Thanks guys for the replies. I've been reading them all. It was just a bit confusing because i'm reading (or should i say re-reading because i've been poring over it a lot) the fundamentals of amplification bit the first chapter and studying the load line diagrams.

HBP: that helped me a lot with the diagram.

Thanks folks. It's pretty complicated, the amplification process going on, with AC signal voltages getting superimposed on to DC voltages and then working out how the tube is processing it all. It's not an easy study, it's hard work.   But it's very satisfying and enjoyable to learn.

[HotBluePlates]

... It's pretty complicated, the amplification process going on, with AC signal voltages getting superimposed on to DC voltages ...

The ocean is at sea level, which is interpreted as one specific elevation, all the time. (d.c.) We might describe the heights of mountains as so many feet above sea level.

But the sea itself has waves, sometime small, sometimes big. (a.c.)

If sea level is some steady median value as though the waves didn't exist, you might imagine the waves were fluctuations in water height above and below the median sea level. (a.c. superimposed on d.c.)
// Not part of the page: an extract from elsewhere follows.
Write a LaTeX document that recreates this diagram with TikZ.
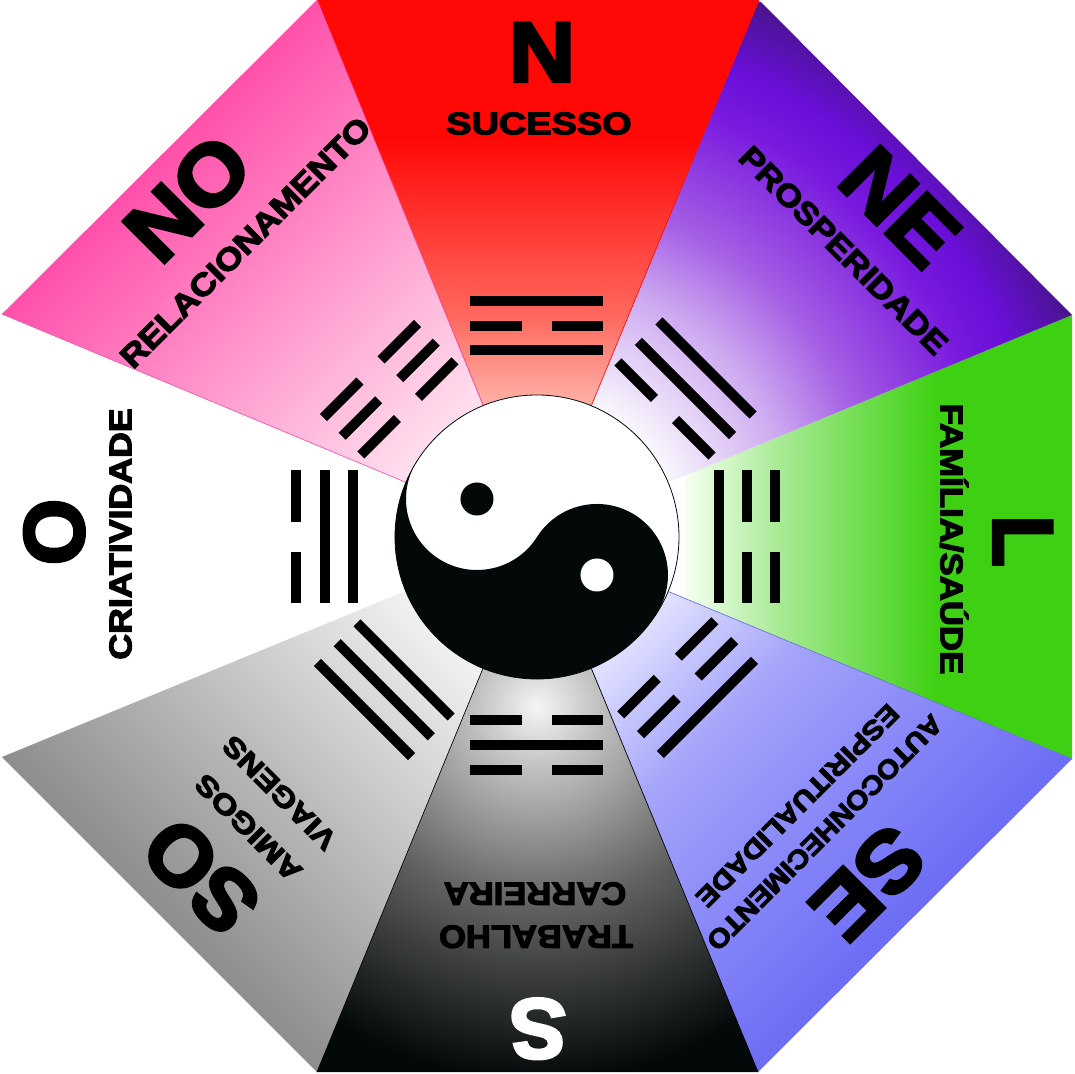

When thinking about tube audio circuits, it's usually helpful to simplify and think only in terms of sea level, and at other times only in terms of waves, as though the other didn't exist. That helps you understand each individually, and makes the process of seeing how they work together seem much less complicated.

[Gary_S]

Cheers HBP. A nice way to think of it and makes sense. I tell you reading Merlin's book has already opened my mind a lot to what's going on in those triodes. Before i started reading and studying it i didn't think it was possible to have AC and DC going to the same spot and being superimposed on one another!!!!

Think it's best to do what you say and think more in terms of DC, as thinking of the two and trying to keep track of them both is confusing at first!!!!